Wednesday, February 02, 2005

 

Intelligent design followers: they just don't get it

At the Kansas Science Standards public hearing last night, I watched John Calvert, a leader of the Intelligent Design Network and co-author of Intelligent Design: The Scientific Alternative to Evolution. He sat by himself, off to the side of the auditorium, staring off into space, seemingly lost in thought.
It's impossible for me to know exactly what was going through his mind, but I couldn't help wondering if he was troubled by the failure of his followers to understand the ID strategy he has laid out for them.
ID "theorists," such as Calvert, see intelligent design as a Trojan horse that they can drag past the courts -- who have ruled that creation science may not be taught -- and into science classrooms where the soldiers of biblical literalism will leap out and vanquish Darwin, evolution, materialism, and naturalism.
The problem for men like Calvert is that their followers just don't get it. Hardly anyone who spoke against evolution addressed the carefully crafted revisions to the science standards proposed by the ID minority on the committee or seemed to understand the strategy. Many explained that they were Bible-believing Christians, that's what they want their children to learn, and that's it.

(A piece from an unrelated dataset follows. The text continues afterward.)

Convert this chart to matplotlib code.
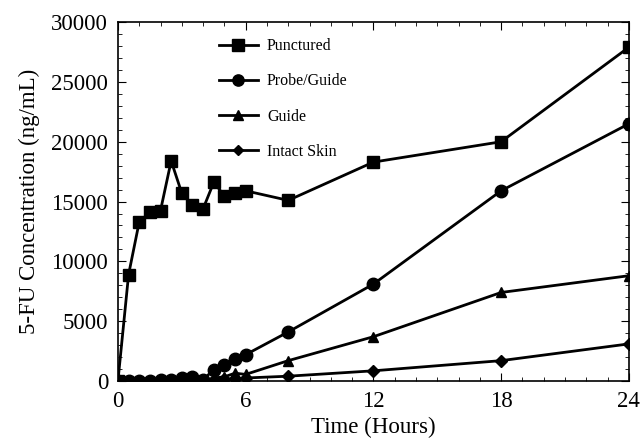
import matplotlib.pyplot as plt
from matplotlib.ticker import MultipleLocator

plt.rcParams["font.family"] = ["Liberation Serif", "DejaVu Serif"]

hours = [0, 0.5, 1, 1.5, 2, 2.5, 3, 3.5, 4, 4.5, 5, 5.5, 6, 8, 12, 18, 24]
punctured = [0, 8900, 13300, 14100, 14250, 18400, 15700, 14700, 14400, 16600,
             15500, 15700, 15900, 15100, 18300, 20000, 27900]
probe_guide = [0, 0, 0, 0, 50, 100, 250, 350, 100, 950, 1350, 1800, 2200,
               4100, 8100, 15900, 21500]
guide = [0, 0, 0, 0, 0, 0, 50, 100, 0, 250, 350, 650, 550, 1700, 3700, 7400, 8800]
intact_skin = [0, 0, 0, 0, 0, 0, 0, 0, 0, 100, 150, 200, 250, 400, 850, 1700, 3100]

series = [
    ("Punctured", punctured, "s", 9),
    ("Probe/Guide", probe_guide, "o", 9),
    ("Guide", guide, "^", 7.5),
    ("Intact Skin", intact_skin, "D", 6),
]

fig = plt.figure(figsize=(6.41, 4.43), dpi=100)
ax = fig.add_axes([0.184, 0.140, 0.797, 0.810])

for name, vals, mk, ms in series:
    ax.plot(hours, vals, color="black", lw=2, marker=mk, ms=ms, label=name)

ax.set_xlim(0, 24)
ax.set_ylim(0, 30000)
ax.xaxis.set_major_locator(MultipleLocator(6))
ax.xaxis.set_minor_locator(MultipleLocator(1))
ax.yaxis.set_major_locator(MultipleLocator(5000))
ax.yaxis.set_minor_locator(MultipleLocator(1000))
ax.tick_params(which="both", direction="in", top=True, right=True, labelsize=16.5)
ax.tick_params(which="major", length=6, pad=7)
ax.tick_params(which="minor", length=3)
for s in ax.spines.values():
    s.set_linewidth(1.2)

ax.set_xlabel("Time (Hours)", fontsize=16.5, labelpad=4)
ax.set_ylabel("5-FU Concentration (ng/mL)", fontsize=16.5, labelpad=8)

leg = ax.legend(loc="upper left", bbox_to_anchor=(0.17, 0.995), frameon=False,
                fontsize=11.5, labelspacing=1.2, handlelength=2.4,
                handletextpad=0.6, markerscale=0.9)

fig.savefig("out.png", dpi=100)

End of story.
It's hardly surprising, that the biblical literalists who are the backbone of the movement haven't mastered the fine points of ID "theory" since they haven't bothered to learn the difference between a fact, a theory, or a hypothesis either. Most repeat mechanically the talking points on the handouts they get at the door.
For them, it is simply enough that they believe.
It's impossible to predict what the Kansas State Board of Education will do with the minority proposals, but, if they should use their majority to open the door to ID, the record of the biblical literalists at these hearing should make a court challenge easier to win.